Il n’y a pas de solution « technique » acceptable pour le capitalisme, qui obéit à une logique qui lui est propre. « Renégociation de la dette », « défaut concordé », « droit à l’insolubilité », « BCE démocratisée »… : autant de fausses solutions qui passent à côté de la question centrale : quelle classe sociale devrait gérer un tel processus qui va à l’encontre même des intérêts de la bourgeoisie ? On comprend bien qu’il s’agit là d’une lutte politique pour le pouvoir, à laquelle les organisations des travailleurs sont appelées à répondre par un programme et une stratégie de lutte à la hauteur de la plus grave crise de l’histoire.
L’annulation de la dette, par ses implications révolutionnaires, est un mot d’ordre qu’il faut articuler à une perspective générale de transformation socialiste de la société. Ne pas reconnaitre la dette publique (exception faite de la tutelle de l’épargne des travailleurs, des retraités, etc.) implique immédiatement la nécessité de nationaliser les banques et organismes financiers, avec comme objectif de prendre en main un levier décisif pour gérer l’ensemble de l’économie.
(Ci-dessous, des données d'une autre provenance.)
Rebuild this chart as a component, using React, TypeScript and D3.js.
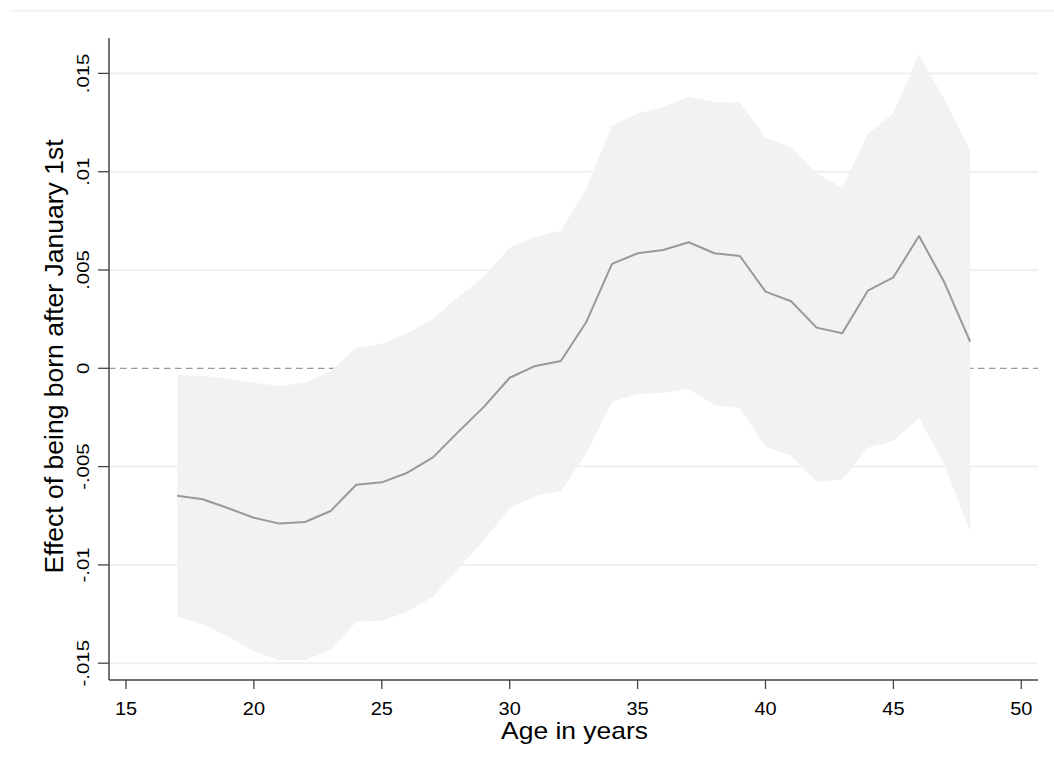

Mais on ne peut se limiter aux banques. L’intérêt public exige également de nationaliser, sous le contrôle des salariés, les grands groupes industriels et commerciaux, la propriété foncière, tous les grands moyens de production et d’échanges. Or de tels objectifs impliquent non pas la gestion « technique » d’une faillite, mais la lutte des travailleurs pour le pouvoir politique.